[Set problem]:
Using the material below, print a verbatim copy of every line from the one containing "Generate a Python" through the one containing "plt.rcParams['font.family'] = ['Noto", inclusive, and omit the pictures.

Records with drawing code

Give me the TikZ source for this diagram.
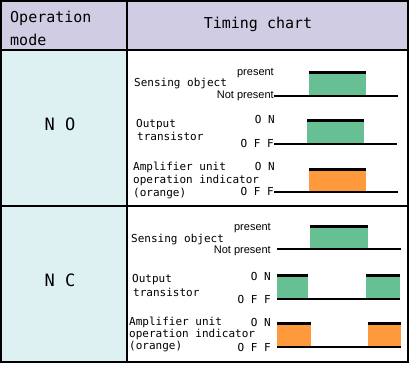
\documentclass[tikz,border=0pt]{standalone}
\usepackage{fontspec}
\setmainfont{DejaVu Sans Mono}
\setsansfont{Liberation Sans}
\usetikzlibrary{positioning}
\usepackage{xcolor}

\definecolor{headlav}{RGB}{208,204,228}
\definecolor{modecyan}{RGB}{221,240,242}
\definecolor{pulsegreen}{RGB}{102,192,148}
\definecolor{pulseorange}{RGB}{255,154,60}

\begin{document}
\begin{tikzpicture}[
  x=1pt, y=-1pt,
  font=\fontsize{11}{13}\selectfont,
  headtext/.style={
    font=\fontsize{15}{23}\selectfont,
    align=left,
    inner sep=0pt
  },
  modetext/.style={
    font=\fontsize{17}{20}\selectfont,
    inner sep=0pt
  },
  sigtext/.style={
    anchor=base west,
    inner sep=0pt
  },
  lvltext/.style={
    anchor=east,
    inner sep=0pt
  },
  lvlword/.style={
    anchor=east,
    inner sep=0pt,
    font=\sffamily\fontsize{11}{13}\selectfont
  },
  level/.style={line width=2pt,draw=black},
  topbar/.style={line width=3pt,draw=black},
  grid/.style={line width=2pt,draw=black}
]
\useasboundingbox (0,0) rectangle (410,365);

% cell backgrounds
\fill[headlav] (0,0) rectangle (409,50);
\fill[modecyan] (0,50) rectangle (127,362);

% header
\node[headtext, anchor=west] (modehead) at (10,28) {Operation\\mode};
\node[headtext] (charthead) at (258,24) {Timing chart};

% mode names
\node[modetext] (modeno) at (60,124) {N O};
\node[modetext] (modenc) at (60,280) {N C};

% ---- NO ----
\node[sigtext] (noSobj) at (134,86) {Sensing object};
\node[lvlword] (noSon) at (274,73) {present};
\node[lvlword] (noSoff) at (274,96) {Not present};
\fill[pulsegreen] (309,73) rectangle (366,96);
\draw[topbar] (309,72.5) -- (366,72.5);
\draw[level] (noSoff.east) -- (398,96);

\node[sigtext] (noOut) at (136,127) {Output};
\node[sigtext] (noOut2) at (137,140) {transistor};
\node[lvltext] (noOon) at (275,119.5) {O N};
\node[lvltext] (noOoff) at (274,143.5) {O F F};
\fill[pulsegreen] (307,120) rectangle (364,144);
\draw[topbar] (307,120.5) -- (364,120.5);
\draw[level] (noOoff.east |- 0,144) -- (397,144);

\node[sigtext] (noAmp) at (133,170) {Amplifier unit};
\node[sigtext] (noAmp2) at (133,183) {operation indicator};
\node[sigtext] (noAmp3) at (133,196) {(orange)};
\node[lvltext] (noAon) at (275,166.5) {O N};
\node[lvltext] (noAoff) at (274,191.5) {O F F};
\fill[pulseorange] (309,169) rectangle (366,192);
\draw[topbar] (309,169.5) -- (366,169.5);
\draw[level] (noAoff.east |- 0,192) -- (398,192);

% ---- NC ----
\node[sigtext] (ncSobj) at (131,242) {Sensing object};
\node[lvlword] (ncSon) at (271,228) {present};
\node[lvlword] (ncSoff) at (271,251) {Not present};
\fill[pulsegreen] (310,226) rectangle (368,249);
\draw[topbar] (310,226.5) -- (368,226.5);
\draw[level] (277,249) -- (401,249);

\node[sigtext] (ncOut) at (132,282) {Output};
\node[sigtext] (ncOut2) at (133,296) {transistor};
\node[lvltext] (ncOon) at (271,276) {O N};
\node[lvltext] (ncOoff) at (271,299) {O F F};
\fill[pulsegreen] (277,275) rectangle (308,299);
\fill[pulsegreen] (366,275) rectangle (400,299);
\draw[topbar] (277,275.5) -- (308,275.5);
\draw[topbar] (366,275.5) -- (400,275.5);
\draw[level] (277,299) -- (400,299);

\node[sigtext] (ncAmp) at (129,325) {Amplifier unit};
\node[sigtext] (ncAmp2) at (129,337) {operation indicator};
\node[sigtext] (ncAmp3) at (129,349) {(orange)};
\node[lvltext] (ncAon) at (271,322) {O N};
\node[lvltext] (ncAoff) at (271,347) {O F F};
\fill[pulseorange] (277,323) rectangle (311,347);
\fill[pulseorange] (368,323) rectangle (401,347);
\draw[topbar] (277,323.5) -- (311,323.5);
\draw[topbar] (368,323.5) -- (401,323.5);
\draw[level] (277,347) -- (401,347);

% table rules
\draw[grid] (0,50) -- (409,50);
\draw[grid] (0,206) -- (409,206);
\draw[grid] (127,0) -- (127,362);
\draw[grid] (1,1) rectangle (408,362);

\end{tikzpicture}
\end{document}
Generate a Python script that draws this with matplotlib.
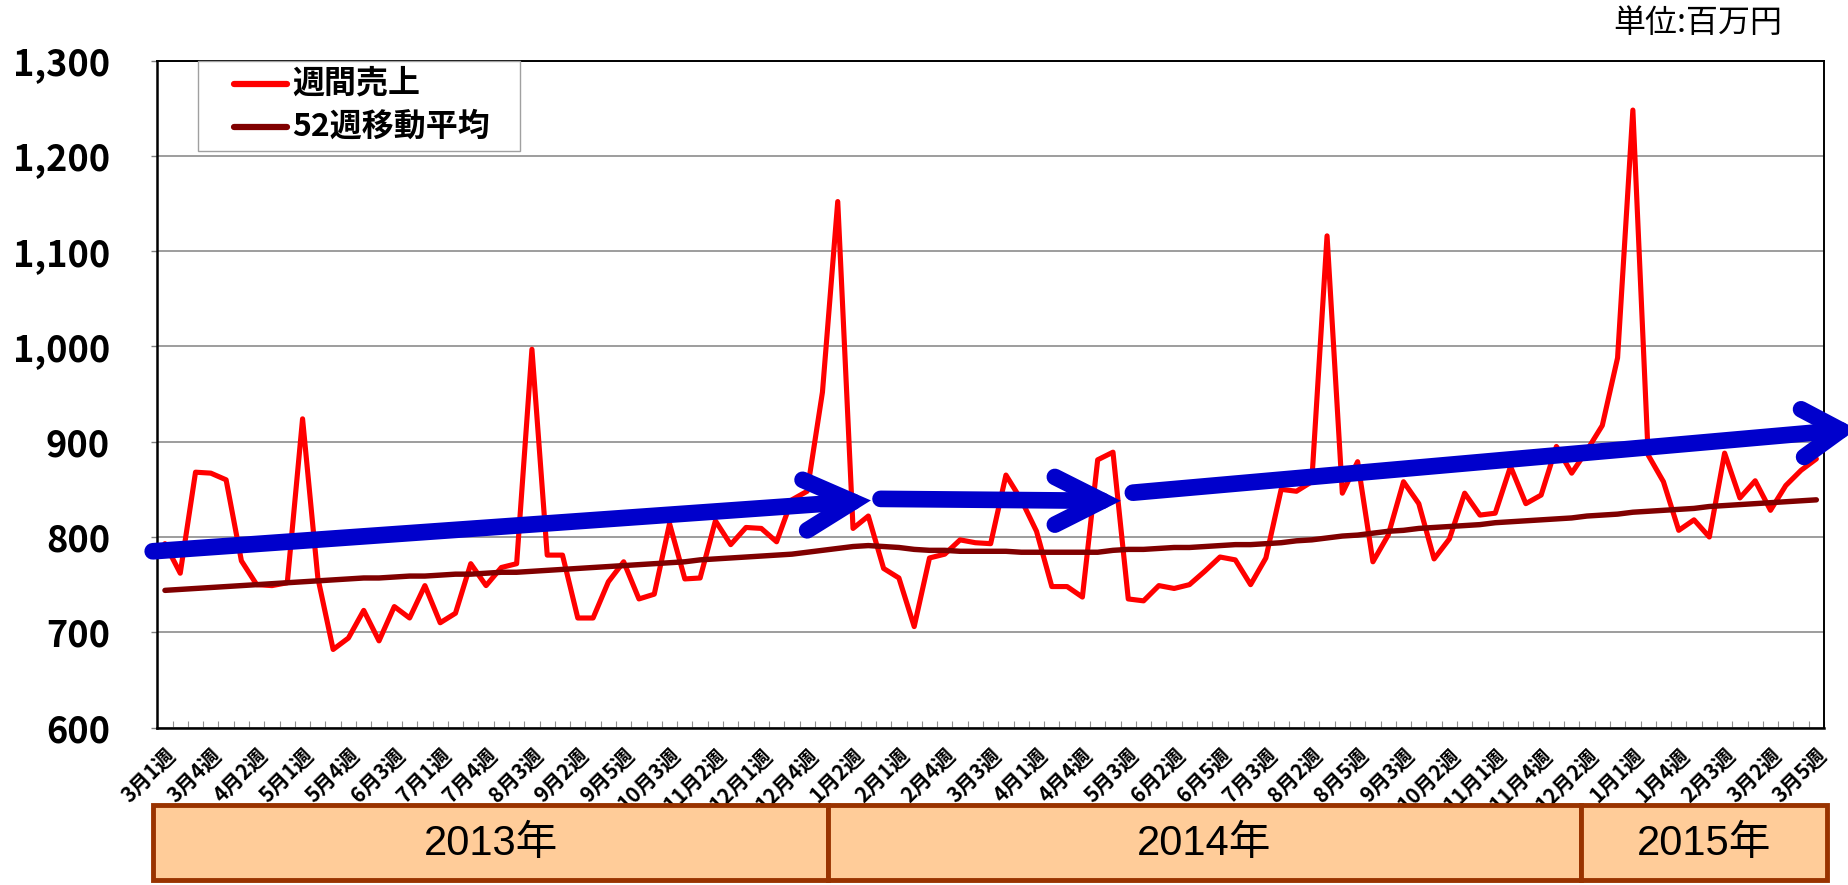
import matplotlib
matplotlib.use('Agg')
import matplotlib.pyplot as plt
from matplotlib.patches import Rectangle
import numpy as np

plt.rcParams['font.family'] = ['Noto Sans CJK JP', 'DejaVu Sans']

# ---------------- data ----------------
tick_labels = ['3月1週', '3月4週', '4月2週', '5月1週', '5月4週', '6月3週', '7月1週', '7月4週',
               '8月3週', '9月2週', '9月5週', '10月3週', '11月2週', '12月1週', '12月4週',
               '1月2週', '2月1週', '2月4週', '3月3週', '4月1週', '4月4週', '5月3週', '6月2週',
               '6月5週', '7月3週', '8月2週', '8月5週', '9月3週', '10月2週', '11月1週', '11月4週',
               '12月2週', '1月1週', '1月4週', '2月3週', '3月2週', '3月5週']

weekly_sales = [793, 762, 868, 867, 860, 775, 750, 749, 752, 924,
                757, 682, 694, 723, 691, 727, 715, 749, 710, 720,
                772, 749, 768, 772, 997, 781, 781, 715, 715, 753,
                774, 735, 740, 814, 756, 757, 817, 792, 810, 809,
                795, 839, 848, 952, 1152, 809, 822, 767, 757, 706,
                778, 782, 797, 794, 793, 865, 839, 806, 748, 748,
                737, 881, 889, 735, 733, 749, 746, 750, 764, 779,
                776, 750, 778, 850, 848, 858, 1116, 846, 879, 774,
                802, 858, 835, 777, 798, 846, 823, 825, 874, 835,
                844, 895, 867, 891, 917, 988, 1248, 886, 858, 807,
                818, 800, 888, 841, 859, 828, 854, 870, 882]

moving_avg_52 = [744, 745, 746, 747, 748, 749, 750, 751, 752, 753,
                 754, 755, 756, 757, 757, 758, 759, 759, 760, 761,
                 761, 762, 763, 763, 764, 765, 766, 767, 768, 769,
                 770, 771, 772, 773, 774, 776, 777, 778, 779, 780,
                 781, 782, 784, 786, 788, 790, 791, 790, 789, 787,
                 786, 786, 785, 785, 785, 785, 784, 784, 784, 784,
                 784, 784, 786, 787, 787, 788, 789, 789, 790, 791,
                 792, 792, 793, 794, 796, 797, 799, 801, 802, 804,
                 806, 807, 809, 810, 811, 812, 813, 815, 816, 817,
                 818, 819, 820, 822, 823, 824, 826, 827, 828, 829,
                 830, 832, 833, 834, 835, 836, 837, 838, 839]

series_names = ['週間売上', '52週移動平均']
years = ['2013年', '2014年', '2015年']
y_ticks = [600, 700, 800, 900, 1000, 1100, 1200, 1300]
unit_label = '単位:百万円'

# ---------------- figure ----------------
W, H = 1848, 885
fig = plt.figure(figsize=(W / 100, H / 100), dpi=100)

ax_l, ax_r, ax_t, ax_b = 157.3, 1824, 60.5, 727.6
ax = fig.add_axes([ax_l / W, 1 - ax_b / H, (ax_r - ax_l) / W, (ax_b - ax_t) / H])

x = np.arange(len(weekly_sales))
RED = '#FF0000'
BROWN = '#800000'
BLUE = '#0000CC'

ax.plot(x, weekly_sales, color=RED, lw=3.7, solid_joinstyle='round',
        solid_capstyle='round', zorder=3)
ax.plot(x, moving_avg_52, color=BROWN, lw=3.9, solid_joinstyle='round',
        solid_capstyle='round', zorder=4)

ax.set_xlim(-0.5, len(weekly_sales) - 0.5)
ax.set_ylim(y_ticks[0], y_ticks[-1])
ax.set_yticks(y_ticks)
ax.set_yticklabels([f'{v:,}' for v in y_ticks], fontsize=26, fontweight='bold')
ax.yaxis.grid(True, color='#8c8c8c', lw=1.2)
ax.set_axisbelow(True)
ax.tick_params(axis='y', length=4, width=1, color='#808080', pad=30)

ax.set_xticks(np.arange(0, len(weekly_sales), 3))
ax.set_xticklabels(tick_labels, fontsize=15, fontweight='bold')
for lbl in ax.get_xticklabels():
    lbl.set_rotation(45)
    lbl.set_ha('right')
    lbl.set_va('top')
    lbl.set_rotation_mode('anchor')
ax.tick_params(axis='x', which='major', length=0, pad=12)
ax.set_xticks(np.arange(-0.5, len(weekly_sales), 1), minor=True)
ax.tick_params(axis='x', which='minor', direction='in', length=5, width=0.8, color='#909090')

for side in ['left', 'bottom']:
    ax.spines[side].set_linewidth(1.8)
for side in ['top', 'right']:
    ax.spines[side].set_linewidth(1.4)
for s in ax.spines.values():
    s.set_color('black')


# ---------------- blue trend arrows (annotations) ----------------
def trend_arrow(x0, y0, x1, y1, up, down):
    ax.plot([x0, x1], [y0, y1], color=BLUE, lw=12, solid_capstyle='round',
            clip_on=False, zorder=6)
    ax.plot([up[0], x1, down[0]], [up[1], y1, down[1]], color=BLUE, lw=12,
            solid_capstyle='round', solid_joinstyle='miter', clip_on=False, zorder=6)


trend_arrow(-0.8, 785, 45.0, 837, (41.7, 860), (42.0, 807))
trend_arrow(46.8, 840, 61.3, 838, (58.2, 863), (58.2, 813))
trend_arrow(63.3, 846.5, 109.6, 912, (107.0, 934), (107.2, 884))

# ---------------- pixel overlay: legend, unit, year band ----------------
ov = fig.add_axes([0, 0, 1, 1], zorder=10)
ov.set_xlim(0, W)
ov.set_ylim(H, 0)
ov.axis('off')

# legend
ov.add_patch(Rectangle((198, 61), 322, 90, facecolor='white', edgecolor='#a0a0a0', lw=1.0))
ov.plot([234, 287], [84, 84], color=RED, lw=4.5, solid_capstyle='round')
ov.plot([234, 287], [127, 127], color=BROWN, lw=4.5, solid_capstyle='round')
ov.text(292, 84, series_names[0], fontsize=23, fontweight='bold', va='center', ha='left')
ov.text(292, 127, series_names[1], fontsize=23, fontweight='bold', va='center', ha='left')

# unit
ov.text(1782, 23, unit_label, fontsize=23, va='center', ha='right')

# year band
cells = [(153, 828), (828, 1581), (1581, 1827)]
band_top, band_bot = 805, 880
for (c0, c1), yr in zip(cells, years):
    ov.add_patch(Rectangle((c0, band_top), c1 - c0, band_bot - band_top,
                           facecolor='#FFCC99', edgecolor='#993300', lw=3.5))
    ov.text((c0 + c1) / 2, (band_top + band_bot) / 2 + 1, yr, fontsize=30,
            family=['Liberation Sans', 'Noto Sans CJK JP'], ha='center', va='center')

fig.savefig('out.png', dpi=100)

[Task answer]:
Generate a Python script that draws this with matplotlib.
import matplotlib
matplotlib.use('Agg')
import matplotlib.pyplot as plt
from matplotlib.patches import Rectangle
import numpy as np

plt.rcParams['font.family'] = ['Noto Sans CJK JP', 'DejaVu Sans']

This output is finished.